■ WRITTEN TASK ■
Find and return each line containing "size".

■ STORED DATA ■
***

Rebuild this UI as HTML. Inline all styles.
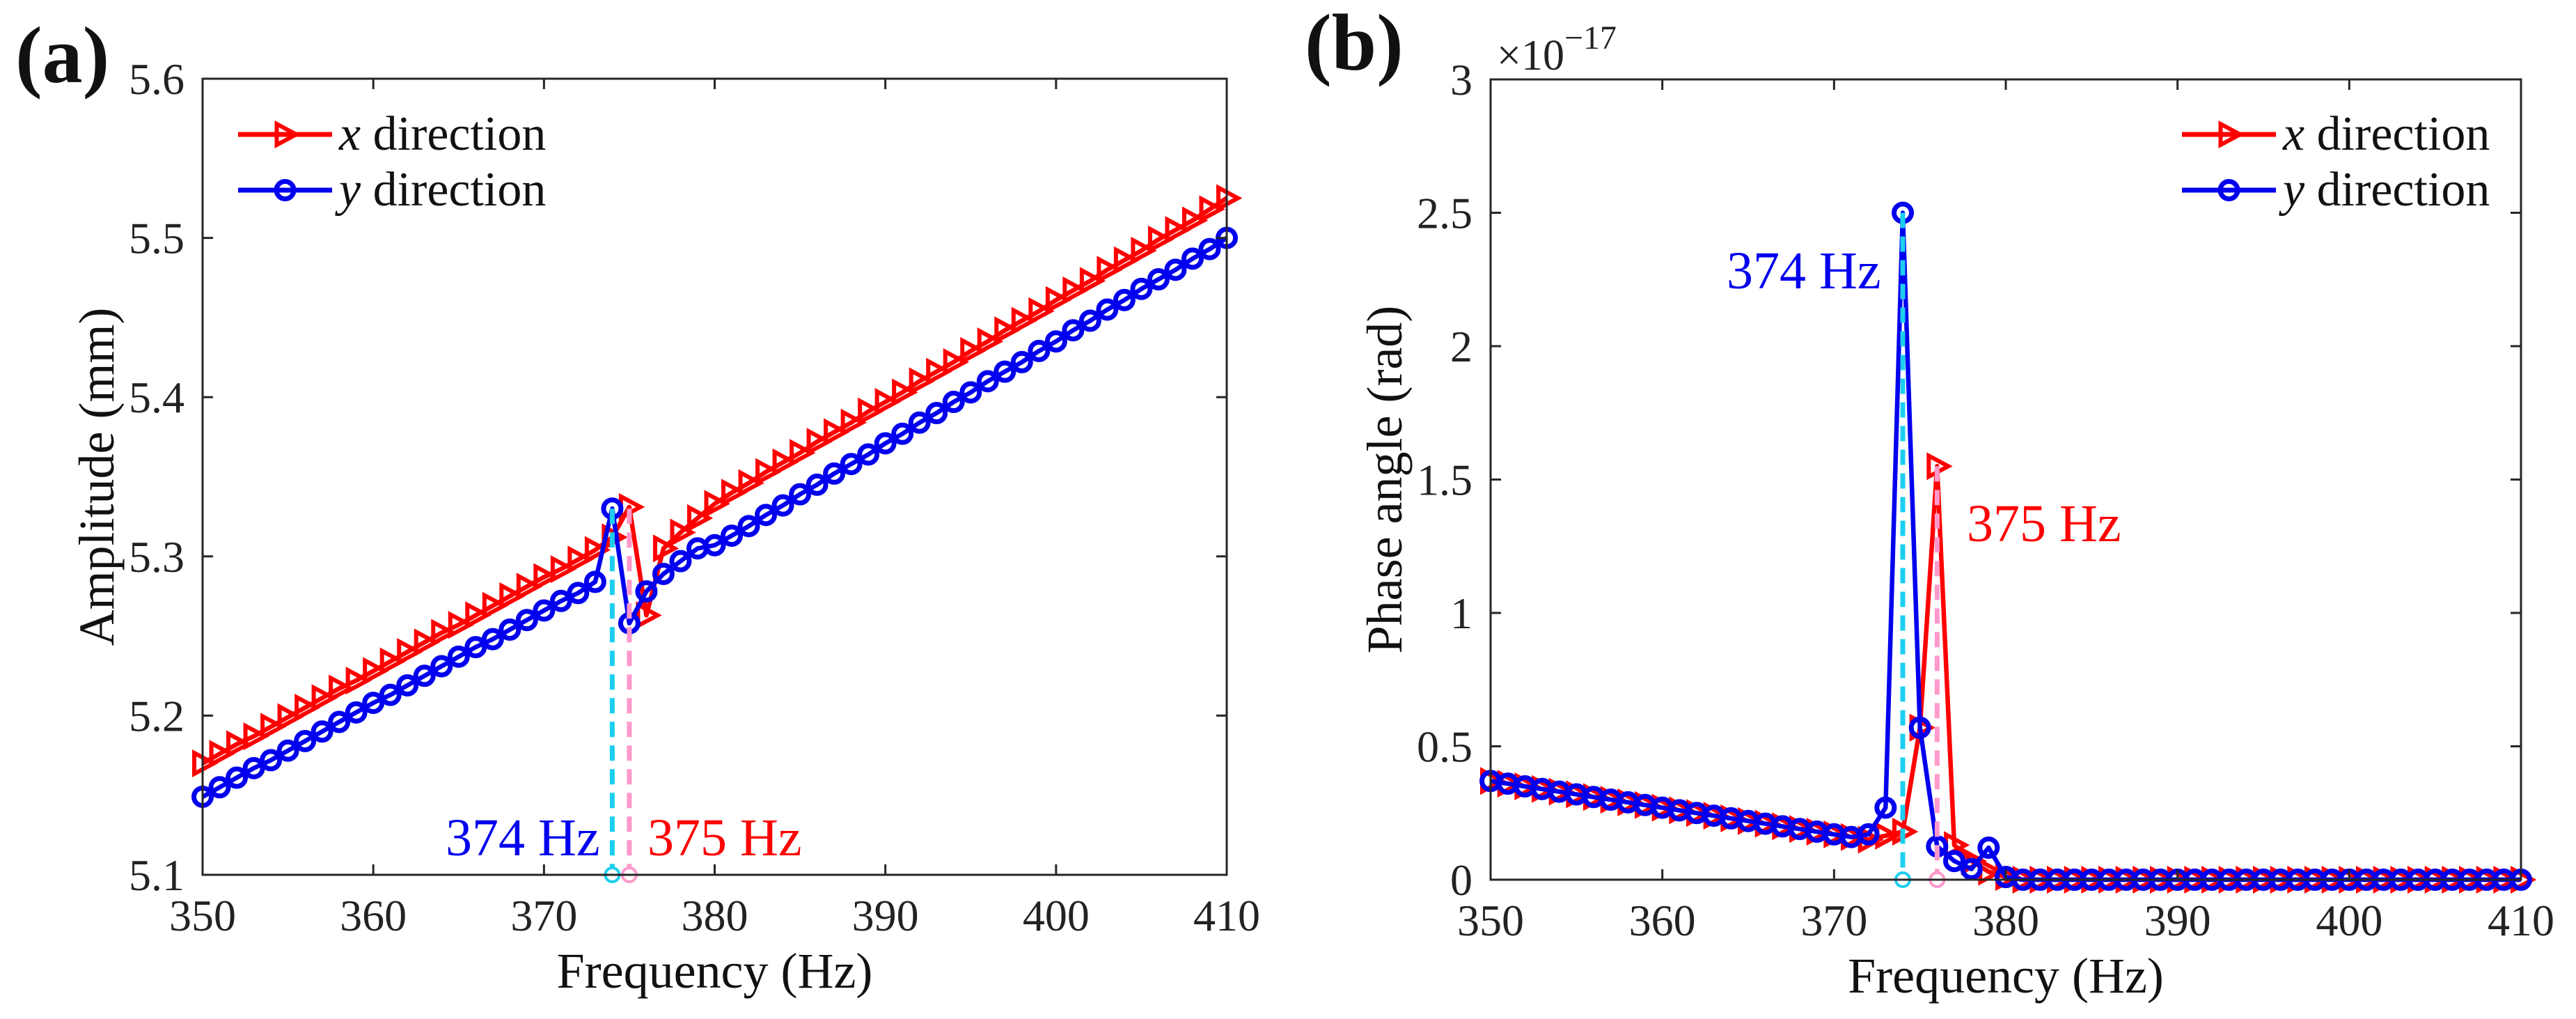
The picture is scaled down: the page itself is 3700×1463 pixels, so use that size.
<!DOCTYPE html>
<html><head><meta charset="utf-8"><style>
html,body{margin:0;padding:0;background:#fff;}
svg, svg text{font-family:"Liberation Serif","DejaVu Serif",serif;}
</style></head><body>
<svg id="fig" width="3700" height="1458" viewBox="0 0 3700 1458" xmlns="http://www.w3.org/2000/svg" font-family="Liberation Serif, DejaVu Serif, serif"></svg>
<script>
const freqs = [350,351,352,353,354,355,356,357,358,359,360,361,362,363,364,365,366,367,368,369,370,371,372,373,374,375,376,377,378,379,380,381,382,383,384,385,386,387,388,389,390,391,392,393,394,395,396,397,398,399,400,401,402,403,404,405,406,407,408,409,410];
const ampX = [5.170,5.176,5.182,5.187,5.193,5.199,5.205,5.211,5.217,5.222,5.228,5.234,5.240,5.246,5.252,5.257,5.263,5.269,5.275,5.281,5.287,5.292,5.298,5.304,5.312,5.331,5.263,5.305,5.315,5.324,5.333,5.340,5.346,5.353,5.359,5.365,5.372,5.378,5.384,5.391,5.397,5.403,5.410,5.416,5.422,5.429,5.435,5.442,5.448,5.454,5.461,5.467,5.473,5.480,5.486,5.492,5.499,5.505,5.511,5.518,5.525];
const ampY = [5.149,5.155,5.161,5.167,5.172,5.178,5.184,5.190,5.196,5.202,5.208,5.213,5.219,5.225,5.231,5.237,5.243,5.248,5.254,5.260,5.266,5.272,5.277,5.284,5.330,5.258,5.278,5.289,5.297,5.305,5.307,5.313,5.319,5.326,5.332,5.339,5.345,5.352,5.358,5.364,5.371,5.377,5.384,5.390,5.397,5.403,5.410,5.416,5.422,5.429,5.435,5.442,5.448,5.455,5.461,5.468,5.474,5.480,5.487,5.493,5.500];
const phaseX = [0.37,0.36,0.35,0.34,0.33,0.32,0.31,0.30,0.29,0.28,0.27,0.26,0.25,0.24,0.23,0.22,0.21,0.20,0.19,0.18,0.17,0.16,0.15,0.165,0.18,0.57,1.55,0.13,0.07,0.03,0.01,0,0,0,0,0,0,0,0,0,0,0,0,0,0,0,0,0,0,0,0,0,0,0,0,0,0,0,0,0,0];
const phaseY = [0.37,0.36,0.35,0.34,0.33,0.32,0.31,0.30,0.29,0.28,0.27,0.26,0.25,0.24,0.23,0.22,0.21,0.20,0.19,0.18,0.17,0.16,0.17,0.27,2.50,0.57,0.125,0.07,0.04,0.12,0.01,0,0,0,0,0,0,0,0,0,0,0,0,0,0,0,0,0,0,0,0,0,0,0,0,0,0,0,0,0,0];
const xTicks = [350,360,370,380,390,400,410];
const ampTicks = [5.1,5.2,5.3,5.4,5.5,5.6];
const ampTickLabels = ["5.1","5.2","5.3","5.4","5.5","5.6"];
const phaseTicks = [0,0.5,1,1.5,2,2.5,3];
const phaseTickLabels = ["0","0.5","1","1.5","2","2.5","3"];
const peakA = [374,5.33,375,5.33];
const peakB = [374,2.5,376,1.55];

const NS="http://www.w3.org/2000/svg";
const FF="Liberation Serif, DejaVu Serif, serif";
const svg=document.getElementById('fig');
function mk(tag,attrs,parent){const e=document.createElementNS(NS,tag);for(const k in attrs)e.setAttribute(k,attrs[k]);if(tag==='text')e.setAttribute('font-family',FF);(parent||svg).appendChild(e);return e;}

function panel(cfg){
  const g=mk('g',{});
  
  
  const L=cfg.L,R=cfg.R,T=cfg.T,B=cfg.B;
  const sx=v=>L+(v-350)/60*(R-L);
  const sy=v=>B-(v-cfg.ymin)/(cfg.ymax-cfg.ymin)*(B-T);
  function series(vals,color,marker,nm){
    const sg=mk('g',{},g);
    
    
    const pts=freqs.map((f,i)=>sx(f).toFixed(1)+','+sy(vals[i]).toFixed(1)).join(' ');
    const pl=mk('polyline',{points:pts,fill:'none',stroke:color,'stroke-width':6.5,'stroke-linejoin':'round'},sg);
    
    
    freqs.forEach((f,i)=>{
      const x=sx(f),y=sy(vals[i]);
      let m;
      if(marker==='tri'){m=mk('polygon',{points:`${x-12},${y-15} ${x+16},${y} ${x-12},${y+15}`,fill:'none',stroke:color,'stroke-width':6},sg);}
      else{m=mk('circle',{cx:x,cy:y,r:12.5,fill:'none',stroke:color,'stroke-width':7},sg);}
      
      
    });
  }
  series(cfg.xs,'#ff0000','tri','x-direction-series');
  series(cfg.ys,'#0000ee','circ','y-direction-series');
  const dl=[[cfg.peak[0],cfg.peak[1],'#1ccff0','cyan-peak-line'],[cfg.peak[2],cfg.peak[3],'#ff99cc','pink-peak-line']];
  dl.forEach(d=>{
    const ln=mk('line',{x1:sx(d[0]),x2:sx(d[0]),y1:sy(d[1]),y2:B,stroke:d[2],'stroke-width':7,'stroke-dasharray':'22 12'},g);
    
    
    const c=mk('circle',{cx:sx(d[0]),cy:B,r:10,fill:'#fff',stroke:d[2],'stroke-width':4},g);
    
    
  });
  const box=mk('rect',{x:L,y:T,width:R-L,height:B-T,fill:'none',stroke:'#262626','stroke-width':3},g);
  
  
  xTicks.forEach(t=>{
    const x=sx(t);
    mk('line',{x1:x,x2:x,y1:B,y2:B-15,stroke:'#262626','stroke-width':3},g);
    mk('line',{x1:x,x2:x,y1:T,y2:T+15,stroke:'#262626','stroke-width':3},g);
    const tx=mk('text',{x:x,y:B+80,'font-size':64,'text-anchor':'middle',fill:'#222'},g);
    tx.textContent=t;
    
    
  });
  cfg.yt.forEach((t,i)=>{
    const y=sy(t);
    mk('line',{x1:L,x2:L+15,y1:y,y2:y,stroke:'#262626','stroke-width':3},g);
    mk('line',{x1:R,x2:R-15,y1:y,y2:y,stroke:'#262626','stroke-width':3},g);
    const tx=mk('text',{x:L-26,y:y+22,'font-size':64,'text-anchor':'end',fill:'#222'},g);
    tx.textContent=cfg.ytl[i];
    
    
  });
  const xt=mk('text',{x:(L+R)/2,y:B+162,'font-size':72,'text-anchor':'middle',fill:'#111'},g);
  xt.textContent='Frequency (Hz)';
  
  
  const yx=L-128, yy=(T+B)/2;
  const yt=mk('text',{x:yx,y:yy,'font-size':72,'text-anchor':'middle',fill:'#111',transform:`rotate(-90 ${yx} ${yy})`},g);
  yt.textContent=cfg.ytitle;
  
  
  const lg=mk('g',{},g);
  
  
  [[cfg.legY,'#ff0000','tri','x'],[cfg.legY+80,'#0000ee','circ','y']].forEach(e=>{
    const [y,c,m,lab]=e;
    const x0=cfg.legX, x1=cfg.legX+135, xm=(x0+x1)/2;
    mk('line',{x1:x0,x2:x1,y1:y,y2:y,stroke:c,'stroke-width':7},lg);
    if(m==='tri') mk('polygon',{points:`${xm-12},${y-15} ${xm+16},${y} ${xm-12},${y+15}`,fill:'none',stroke:c,'stroke-width':6},lg);
    else mk('circle',{cx:xm,cy:y,r:12.5,fill:'none',stroke:c,'stroke-width':7},lg);
    const t=mk('text',{x:x1+10,y:y+22,'font-size':70,fill:'#111'},lg);
    t.innerHTML=`<tspan font-style="italic">${lab}</tspan> direction`;
    
    
  });
  cfg.ann.forEach(a=>{
    const t=mk('text',{x:a[0],y:a[1],'font-size':76,fill:a[2]},g);
    t.textContent=a[3];
    
    
  });
  const pl=mk('text',{x:cfg.labX,y:cfg.labY,'font-size':116,'font-weight':'bold',fill:'#111'},g);
  pl.textContent=cfg.lab;
  
  
  return g;
}
panel({name:'panel-a-amplitude',L:291,R:1762,T:113,B:1256,ymin:5.1,ymax:5.6,xs:ampX,ys:ampY,yt:ampTicks,ytl:ampTickLabels,
  ytitle:'Amplitude (mm)',legX:342,legY:193,peak:peakA,
  ann:[[640,1228,'#0000ee','374 Hz','label-374hz'],[930,1228,'#ff0000','375 Hz','label-375hz']],
  lab:'(a)',labX:22,labY:118});
panel({name:'panel-b-phase',L:2141,R:3621,T:114,B:1263,ymin:0,ymax:3,xs:phaseX,ys:phaseY,yt:phaseTicks,ytl:phaseTickLabels,
  ytitle:'Phase angle (rad)',legX:3134,legY:193,peak:peakB,
  ann:[[2480,414,'#0000ee','374 Hz','label-374hz'],[2825,777,'#ff0000','375 Hz','label-375hz']],
  lab:'(b)',labX:1874,labY:100});
const ex=mk('text',{x:2150,y:100,'font-size':62,fill:'#222'});
ex.innerHTML='×10<tspan dy="-30" font-size="48">−17</tspan>';


</script>
</body></html>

***

■ FINISHED ANSWER ■
The picture is scaled down: the page itself is 3700×1463 pixels, so use that size.
    const tx=mk('text',{x:x,y:B+80,'font-size':64,'text-anchor':'middle',fill:'#222'},g);
    const tx=mk('text',{x:L-26,y:y+22,'font-size':64,'text-anchor':'end',fill:'#222'},g);
  const xt=mk('text',{x:(L+R)/2,y:B+162,'font-size':72,'text-anchor':'middle',fill:'#111'},g);
  const yt=mk('text',{x:yx,y:yy,'font-size':72,'text-anchor':'middle',fill:'#111',transform:`rotate(-90 ${yx} ${yy})`},g);
    const t=mk('text',{x:x1+10,y:y+22,'font-size':70,fill:'#111'},lg);
    const t=mk('text',{x:a[0],y:a[1],'font-size':76,fill:a[2]},g);
  const pl=mk('text',{x:cfg.labX,y:cfg.labY,'font-size':116,'font-weight':'bold',fill:'#111'},g);
const ex=mk('text',{x:2150,y:100,'font-size':62,fill:'#222'});
ex.innerHTML='×10<tspan dy="-30" font-size="48">−17</tspan>';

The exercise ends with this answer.